New directions in digital humanities infrastructure: adventures in collaboration and scale (134)

Rosalind Smith 1 , Tully Barnett 2 , Katherine Bode 3 , Dennis Del Favero 4 , Rachel Hendery 5 , Hamish Maxwell-Stewart 6 , William Pascoe 1
  1. University of Newcastle, Newcastle, NSW, Australia
  2. Flinders University, Adelaide, SA
  3. Australian National University, Canberra, ACT
  4. University of New South Wales, Sydney, NSW
  5. Western Sydney University, Sydney, NSW
  6. University of Tasmania, Hobart, TAS, Australia

This panel focuses how the development of digital infrastructure can support and transform the ways in which humanities scholars research and communicate research outcomes. It examines the opportunities and barriers to the development of digital humanities infrastructure, showcasing existing examples nationally of research that involves collaboration and scale, in order to canvas the possibilities for the future. How can the humanities use digital technologies to create new kinds of research, to draw people and projects together, and to communicate our research more effectively? What digital infrastructure opportunities exist nationally and internationally to allow humanities researchers to undertake projects with large-scale impact?

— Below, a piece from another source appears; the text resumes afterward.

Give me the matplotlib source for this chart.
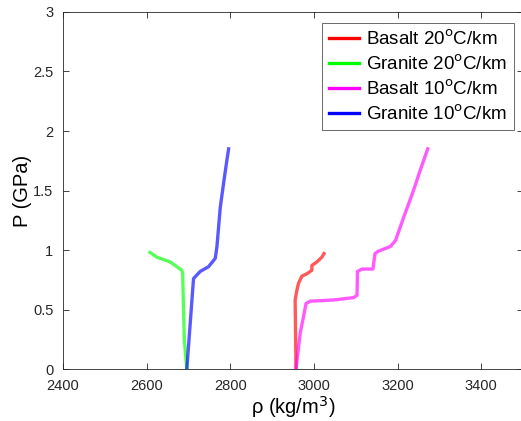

The National Research Infrastructure Roadmap identifies infrastructure as the catalyst for new kinds of large-scale collaborative projects with the potential to transform the research landscape: introducing new partners and new projects with transnational reach. This panel asks what are the new directions in digital infrastructure for humanities research, building on existing projects and projecting into the future? What possibilities and problems exist for collaboration and scale in digital humanities research and how can we take advantage of this new national emphasis on infrastructure?